Interesting insights from Cascade Insights, a company specialized in competitive intelligence. The goal of the study “Web Mail Provider: SPAM Filtering Effectiveness Research” [full-PDF] was to quantify and compare the spam filtering capabilities of Hotmail, Gmail, and Yahoo! Mail.
- Creation: Test-addresses were identically created – same local-part, same day of creation et cetera;
- Seeding: they were also seeded exactly the same way on the web for both spam and permission-based newsletters;
- Operational definition of spam:
- (1) Unsolicited bulk emails (abstracting from message quality) send by parties that was not directly provided with the email addresses plus
- (2) subsequent emails from senders after unsubscribing from their communication.
- Field time: during 5 weeks all emails delivered to the inbox were sighted and sorted into spam-/ham-folders.
About 49% of all emails delivered to Hotmail’s and Gmail’s inbox were missed spam; at Yahoo even 58% of all inbox-mails were falsely classified as ham. Which is not that much better than leaving arriving emails completely untouched from any spam filters (64% spam in the experiment).
At first sight it seems HoTMaiL does a good job. One might say “no wonder” – it was the first freemailer and therefore must have a lead over the other ones. But of course that’d be nonsense. Today’s filters use complex models to classify emails, not just hard content-based rules, and therefore obey completely different laws. Instead it is more likely that Microsoft’s SmartScreen filter is just working really well. Wouldn’t be surprising if you consider the many things running in the background. Like the “Junk email protection program” (=panel data). And especially like the enormous global reach (Hotmail is still No. 1 – plus Exchange & Outlook data et cetera) that feeds those statistical antispam-models.

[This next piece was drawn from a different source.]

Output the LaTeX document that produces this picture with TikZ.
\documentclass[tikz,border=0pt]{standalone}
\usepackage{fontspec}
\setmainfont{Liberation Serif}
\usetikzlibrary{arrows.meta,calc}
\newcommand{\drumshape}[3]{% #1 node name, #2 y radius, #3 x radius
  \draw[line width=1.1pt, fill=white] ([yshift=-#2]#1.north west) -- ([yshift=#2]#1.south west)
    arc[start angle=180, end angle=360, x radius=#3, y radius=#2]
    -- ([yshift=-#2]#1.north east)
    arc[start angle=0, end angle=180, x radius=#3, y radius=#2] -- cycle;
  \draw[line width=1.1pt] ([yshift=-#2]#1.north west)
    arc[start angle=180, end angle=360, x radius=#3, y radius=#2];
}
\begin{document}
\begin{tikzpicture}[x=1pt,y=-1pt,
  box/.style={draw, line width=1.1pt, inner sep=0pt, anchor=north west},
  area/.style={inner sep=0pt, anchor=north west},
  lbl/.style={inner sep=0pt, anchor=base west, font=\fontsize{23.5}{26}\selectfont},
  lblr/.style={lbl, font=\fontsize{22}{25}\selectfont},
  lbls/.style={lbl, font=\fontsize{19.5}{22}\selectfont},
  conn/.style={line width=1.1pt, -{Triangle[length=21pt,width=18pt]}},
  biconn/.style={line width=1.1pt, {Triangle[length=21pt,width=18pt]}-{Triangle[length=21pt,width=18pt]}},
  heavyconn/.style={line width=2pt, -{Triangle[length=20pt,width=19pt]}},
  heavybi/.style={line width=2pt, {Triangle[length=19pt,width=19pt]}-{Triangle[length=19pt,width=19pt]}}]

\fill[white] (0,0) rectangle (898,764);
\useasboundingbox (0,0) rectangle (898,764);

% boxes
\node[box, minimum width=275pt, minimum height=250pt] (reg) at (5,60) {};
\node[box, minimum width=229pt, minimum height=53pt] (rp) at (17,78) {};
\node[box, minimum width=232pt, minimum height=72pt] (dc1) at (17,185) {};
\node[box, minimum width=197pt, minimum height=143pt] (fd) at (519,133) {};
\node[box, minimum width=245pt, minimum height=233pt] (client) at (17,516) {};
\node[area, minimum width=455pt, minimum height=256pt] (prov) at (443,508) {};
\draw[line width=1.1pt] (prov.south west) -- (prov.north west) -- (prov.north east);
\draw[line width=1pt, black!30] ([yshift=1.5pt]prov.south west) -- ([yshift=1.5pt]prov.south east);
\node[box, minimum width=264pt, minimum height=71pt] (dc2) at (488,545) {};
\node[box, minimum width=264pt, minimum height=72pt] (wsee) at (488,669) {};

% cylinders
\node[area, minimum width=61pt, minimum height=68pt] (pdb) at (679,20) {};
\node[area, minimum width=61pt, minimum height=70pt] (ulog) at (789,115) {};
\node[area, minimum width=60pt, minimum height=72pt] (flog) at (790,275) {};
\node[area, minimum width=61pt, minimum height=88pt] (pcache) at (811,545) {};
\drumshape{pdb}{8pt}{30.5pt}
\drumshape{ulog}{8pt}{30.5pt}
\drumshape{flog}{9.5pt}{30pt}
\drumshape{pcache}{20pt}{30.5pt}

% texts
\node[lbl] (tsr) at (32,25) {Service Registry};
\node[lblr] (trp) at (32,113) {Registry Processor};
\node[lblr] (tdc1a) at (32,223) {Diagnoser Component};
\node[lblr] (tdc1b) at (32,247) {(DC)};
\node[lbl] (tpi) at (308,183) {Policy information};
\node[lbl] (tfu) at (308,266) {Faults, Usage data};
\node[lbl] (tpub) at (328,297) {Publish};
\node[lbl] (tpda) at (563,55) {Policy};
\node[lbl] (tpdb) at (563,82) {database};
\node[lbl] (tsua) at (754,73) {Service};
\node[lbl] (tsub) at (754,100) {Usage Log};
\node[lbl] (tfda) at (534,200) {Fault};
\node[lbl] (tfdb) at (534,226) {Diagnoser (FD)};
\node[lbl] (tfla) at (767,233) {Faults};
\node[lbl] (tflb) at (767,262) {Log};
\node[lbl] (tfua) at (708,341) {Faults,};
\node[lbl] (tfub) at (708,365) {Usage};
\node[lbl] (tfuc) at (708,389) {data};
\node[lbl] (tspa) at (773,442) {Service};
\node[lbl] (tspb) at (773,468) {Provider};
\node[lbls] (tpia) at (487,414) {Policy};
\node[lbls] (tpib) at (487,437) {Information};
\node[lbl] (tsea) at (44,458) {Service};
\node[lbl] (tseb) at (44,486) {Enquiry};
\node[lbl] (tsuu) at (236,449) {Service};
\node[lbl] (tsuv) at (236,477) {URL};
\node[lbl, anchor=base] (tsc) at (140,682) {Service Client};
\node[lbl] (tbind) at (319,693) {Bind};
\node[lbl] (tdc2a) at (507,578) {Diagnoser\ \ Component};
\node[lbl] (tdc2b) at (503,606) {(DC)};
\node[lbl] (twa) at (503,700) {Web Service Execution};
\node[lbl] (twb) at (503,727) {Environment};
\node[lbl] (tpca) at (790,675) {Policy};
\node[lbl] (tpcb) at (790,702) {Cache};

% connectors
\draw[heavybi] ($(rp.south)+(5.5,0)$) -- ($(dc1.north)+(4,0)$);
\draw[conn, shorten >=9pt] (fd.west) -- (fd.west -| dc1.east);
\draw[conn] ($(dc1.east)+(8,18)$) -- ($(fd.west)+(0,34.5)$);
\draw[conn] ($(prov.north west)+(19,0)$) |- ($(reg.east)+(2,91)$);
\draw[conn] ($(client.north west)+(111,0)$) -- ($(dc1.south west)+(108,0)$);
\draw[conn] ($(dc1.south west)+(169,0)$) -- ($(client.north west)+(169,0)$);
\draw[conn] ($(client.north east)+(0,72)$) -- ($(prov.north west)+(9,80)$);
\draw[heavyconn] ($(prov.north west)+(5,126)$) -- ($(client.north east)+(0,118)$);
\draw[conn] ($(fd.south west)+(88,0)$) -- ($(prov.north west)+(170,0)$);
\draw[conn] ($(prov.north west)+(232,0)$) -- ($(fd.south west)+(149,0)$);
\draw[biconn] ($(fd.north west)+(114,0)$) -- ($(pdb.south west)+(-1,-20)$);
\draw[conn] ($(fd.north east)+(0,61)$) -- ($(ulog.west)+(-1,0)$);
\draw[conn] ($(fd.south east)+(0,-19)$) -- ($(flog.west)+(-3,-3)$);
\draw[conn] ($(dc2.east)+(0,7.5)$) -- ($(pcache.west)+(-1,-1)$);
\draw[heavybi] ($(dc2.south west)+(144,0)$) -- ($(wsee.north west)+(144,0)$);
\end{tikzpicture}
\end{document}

Two things that made me frown:
- Yahoo! Mail is classed as an “also ran”; but former findings from the Fraunhofer Institute demonstrated that Yahoo! Mail outperforms any other mail provider in filtering spam (PDF, 2010-03-25, German).
- Another thing to keep in mind: If you want to compare the effectiveness of different filters, those false negatives are only one side of the coin. It would have been interesting to see also the false positive rates – emails that have been misclassified as junk. Of course false negatives produce potentially higher costs and are therefore more important. Nevertheless, without a confusion matrix it seems somewhat incomplete. Especially when I think of Gmail that harshly junks out several newsletters I ordered.
Terry Zink talks about another problem – the tiny sample size that reduces the informational value of the study.